The second time… I didn’t like remembering that.

He’d been falling into a sort of delirium, maybe from a fever. While I’d been talking to him, he’d started babbling about things that made no sense, but sounding like he was really bothered by them. Mom had left us alone together while she asked the doctor some questions, but she’d overheard his change in tone from outside the door and rushed back in to usher me away before he’d rambled on too long. But just that minute or so when he’d been totally out of sorts was burned into my memory.

He'd veered randomly from one subject to another. Somewhere in there, he’d gone on about my purple bike with the training wheels, the one he’d taught me to ride on. Then he’d sounded almost angry, talking accusingly about a fish…Maybe it was the broken catfish—they did this.

I assumed that he’d seen a torn up catfish in the flood waters when he’d been coming to the beach. He must have wondered if it was my fault he’d gotten sick too, even if he hadn’t wanted to say that to me outright.

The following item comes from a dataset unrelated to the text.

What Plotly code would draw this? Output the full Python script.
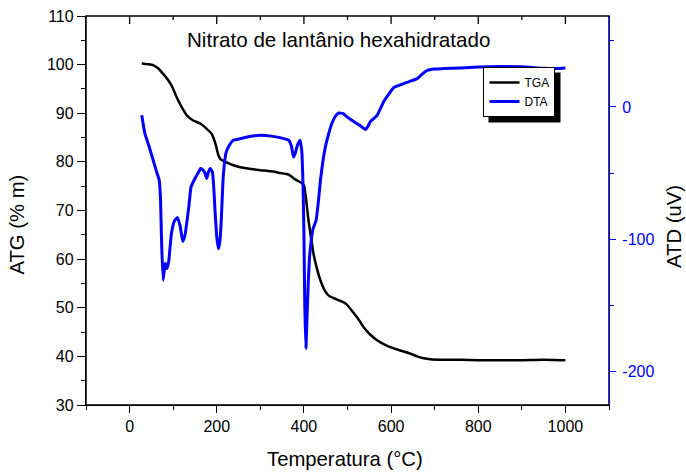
import plotly.graph_objects as go

# ---- data ----
tga_T = [28, 40, 54, 66, 77, 87, 97, 108, 120, 131, 146, 162, 177, 188, 193, 198, 204, 209,
         220, 238, 254, 275, 300, 330, 346, 361, 370, 378, 386, 394, 400, 405, 410, 416, 422,
         430, 438, 447, 457, 470, 484, 498, 510, 524, 537, 552, 568, 583, 598, 621, 640, 660,
         675, 690, 720, 760, 800, 850, 900, 950, 1000]
tga_y = [100.3, 100.1, 99.9, 99.2, 98.1, 97.0, 95.6, 93.3, 91.2, 89.6, 88.5, 87.9, 86.8, 85.8,
         84.8, 83.4, 81.3, 80.5, 80.0, 79.3, 78.9, 78.6, 78.3, 78.0, 77.7, 77.5, 77.1, 76.5,
         76.1, 75.7, 75.2, 72.3, 68.3, 64.6, 61.1, 58.0, 55.6, 53.7, 52.5, 51.9, 51.4, 50.7,
         49.4, 47.8, 46.0, 44.5, 43.3, 42.5, 41.9, 41.2, 40.7, 40.0, 39.6, 39.4, 39.3, 39.3,
         39.2, 39.2, 39.2, 39.3, 39.2]

dta_T = [28, 35, 45, 54, 62, 68, 71, 73.5, 77, 80, 82, 86, 90, 96, 103, 110, 116, 122, 127, 131,
         136, 141, 150, 157, 163, 169, 173, 177, 181, 185, 190, 193, 196, 200, 204, 207, 210,
         215, 221, 227, 238, 254, 275, 300, 325, 345, 365, 371, 376, 380, 385, 391, 395, 398,
         400, 402, 404.5, 407, 410, 413, 417, 421, 428, 433, 438, 444, 450, 457, 464, 472, 480,
         490, 499, 510, 521, 531, 541, 547, 552, 560, 568, 583, 598, 606, 620, 640, 660, 672,
         683, 700, 720, 760, 800, 850, 900, 950, 980, 1000]
dta_v = [-6.3, -20, -30, -40, -49, -55.3, -70, -103, -130.8, -122, -118, -122, -116, -95.5, -86,
         -83.5, -90, -101.5, -97, -88, -75, -60.4, -54, -50, -46.5, -47.8, -50, -54, -49, -46.5,
         -49, -60, -78, -98, -107, -102, -88, -52, -35, -30, -25.1, -23.9, -22.3, -21.4, -22,
         -23.1, -25.1, -29, -37.7, -35, -29, -25.1, -33, -60, -95, -150, -182.3, -160, -132,
         -113, -100, -92, -85.5, -72, -55, -40, -29, -20, -12.5, -7, -4.5, -5, -7.5, -10, -12.5,
         -14.5, -17, -14.5, -11.3, -8.8, -6.3, 4, 11.3, 14.6, 16.5, 19, 21.4, 25, 27.7, 28.7,
         29, 29.5, 30.2, 30.5, 30.3, 29.2, 29.0, 29.4]

y2_tickvals = [-200, -100, 0]
y2_ticktext = ["-200", "-100", "0"]

# top (frame) axis tick positions, same as the bottom axis
top_major_ticks = [0, 200, 400, 600, 800, 1000]
top_minor_ticks = [100, 300, 500, 700, 900]

title_text = "Nitrato de lantânio hexahidratado"
x_title = "Temperatura (°C)"
y_title = "ATG (% m)"
y2_title = "ATD (uV)"

FONT = "Liberation Sans, Arial, sans-serif"
BLUE = "#0000ff"

fig = go.Figure()
fig.add_trace(go.Scatter(x=tga_T, y=tga_y, name="TGA", mode="lines",
                         line=dict(color="black", width=2.5, shape="spline", smoothing=0.4),
                         xaxis="x", yaxis="y"))
fig.add_trace(go.Scatter(x=dta_T, y=dta_v, name="DTA", mode="lines",
                         line=dict(color=BLUE, width=3, shape="spline", smoothing=0.4),
                         xaxis="x", yaxis="y2"))

axis_common = dict(showgrid=False, zeroline=False, showline=True, linewidth=1.3)

shapes = [
    # plot frame (top edge), drawn beneath the axes
    dict(type="rect", xref="paper", yref="paper", x0=0, x1=1, y0=0, y1=1,
         fillcolor="rgba(0,0,0,0)", line=dict(color="black", width=1.5), layer="below"),
    # legend drop shadow
    dict(type="rect", xref="paper", yref="paper",
         x0=0.7696, x1=0.9073, y0=0.7262, y1=0.8548,
         fillcolor="black", line=dict(width=0), layer="above"),
]
for t in top_major_ticks:
    shapes.append(dict(type="line", xref="x", yref="paper", ysizemode="pixel", yanchor=1,
                       x0=t, x1=t, y0=0, y1=-8, line=dict(color="black", width=1.3),
                       layer="above"))
for t in top_minor_ticks:
    shapes.append(dict(type="line", xref="x", yref="paper", ysizemode="pixel", yanchor=1,
                       x0=t, x1=t, y0=0, y1=-4, line=dict(color="black", width=1.3),
                       layer="above"))

fig.update_layout(
    width=686, height=472,
    margin=dict(l=86, r=77, t=16, b=67, pad=0, autoexpand=False),
    paper_bgcolor="white", plot_bgcolor="rgba(0,0,0,0)",
    font=dict(family=FONT, color="black", size=16),
    showlegend=True,
    xaxis=dict(range=[-100, 1100], tick0=0, dtick=200, ticks="outside", ticklen=7,
               tickwidth=1.3, tickcolor="black", linecolor="black",
               minor=dict(dtick=100, ticks="outside", ticklen=4, tickwidth=1.3, tickcolor="black"),
               tickfont=dict(size=16, family=FONT, color="black"), **axis_common),
    yaxis=dict(range=[30, 110], tick0=30, dtick=10, ticks="outside", ticklen=8, tickwidth=1.3,
               tickcolor="black", linecolor="black",
               minor=dict(dtick=5, ticks="outside", ticklen=4, tickwidth=1.3, tickcolor="black"),
               tickfont=dict(size=16, family=FONT, color="black"), **axis_common),
    yaxis2=dict(range=[-225, 68.7], overlaying="y", side="right", anchor="x",
                tickmode="array", tickvals=y2_tickvals, ticktext=y2_ticktext,
                ticks="outside", ticklen=6, tickwidth=1.3, tickcolor=BLUE,
                linecolor=BLUE, ticklabelstandoff=3,
                minor=dict(tick0=0, dtick=50, ticks="outside", ticklen=4, tickwidth=1.3,
                           tickcolor=BLUE),
                tickfont=dict(size=16, family=FONT, color=BLUE), **axis_common),
    legend=dict(x=0.760, y=0.869, xanchor="left", yanchor="top",
                bgcolor="white", bordercolor="black", borderwidth=1,
                font=dict(size=12, family=FONT, color="black"), tracegroupgap=0),
    shapes=shapes,
    annotations=[
        dict(text=title_text, xref="paper", yref="paper", x=0.482, y=0.940,
             xanchor="center", yanchor="middle", showarrow=False,
             font=dict(size=20.6, family=FONT, color="black")),
        dict(text=x_title, xref="paper", yref="paper", x=0.495, y=-0.14,
             xanchor="center", yanchor="middle", showarrow=False,
             font=dict(size=20.3, family=FONT, color="black")),
        dict(text=y_title, xref="paper", yref="paper", x=-0.131, y=0.465, textangle=-90,
             xanchor="center", yanchor="middle", showarrow=False,
             font=dict(size=20.3, family=FONT, color="black")),
        dict(text=y2_title, xref="paper", yref="paper", x=1.124, y=0.46, textangle=-90,
             xanchor="center", yanchor="middle", showarrow=False,
             font=dict(size=20.3, family=FONT, color="black")),
    ],
)

fig.write_html("out.html")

Except possibly he hadn’t gotten sick at all. What else had there been? He’d ranted a bit about the hospital’s coffee.Tastes like charcoal mixed with chalk.He’d claimed the picture hanging on the wall across from his bed had started moving, sliding around. It was his yell about the picture that’d brought Mom back in.

None of that connected any dots that I could think of. I definitely didn’t see how anything he’d ranted about could point to what would have gotten him murdered or who would have done it.

If he had been murdered. I still wasn’t sure if Logan was right. But as I got up from the café table, the knowledge gripped me like never before.

I wouldn’t be able to get the possibility out of my head until I’d seen definitive proof that it was or wasn’t true. I had to join the Vigil’s investigation and find out what really happened. If nothing else, I owed it to Dad.

CHAPTERFIVE

Madelyn

It was unnerving how much the vibe had shifted in the Vigil’s office. This was the first time I’d joined them since the mess at the warehouse, and it felt as if I’d never set foot in the room before.

The change wasn’t all bad. Logan had nodded to me as I’d come in with a wary glance but none of his previous hostility and sounded almost friendly when he’d asked how I was doing. Slade had dragged me over to the table in the middle of the room to sit next to him, his leg resting against mine with a companionable sort of intimacy that reminded me of our library hookup without being in any way obscene. My presence seemed to be accepted and even welcomed for once instead of an intrusion.

But the atmosphere in the room had darkened as if a storm cloud hung over the space. Every look that passed between the guys and every comment they exchanged held an ominous import that I’d never been aware of before.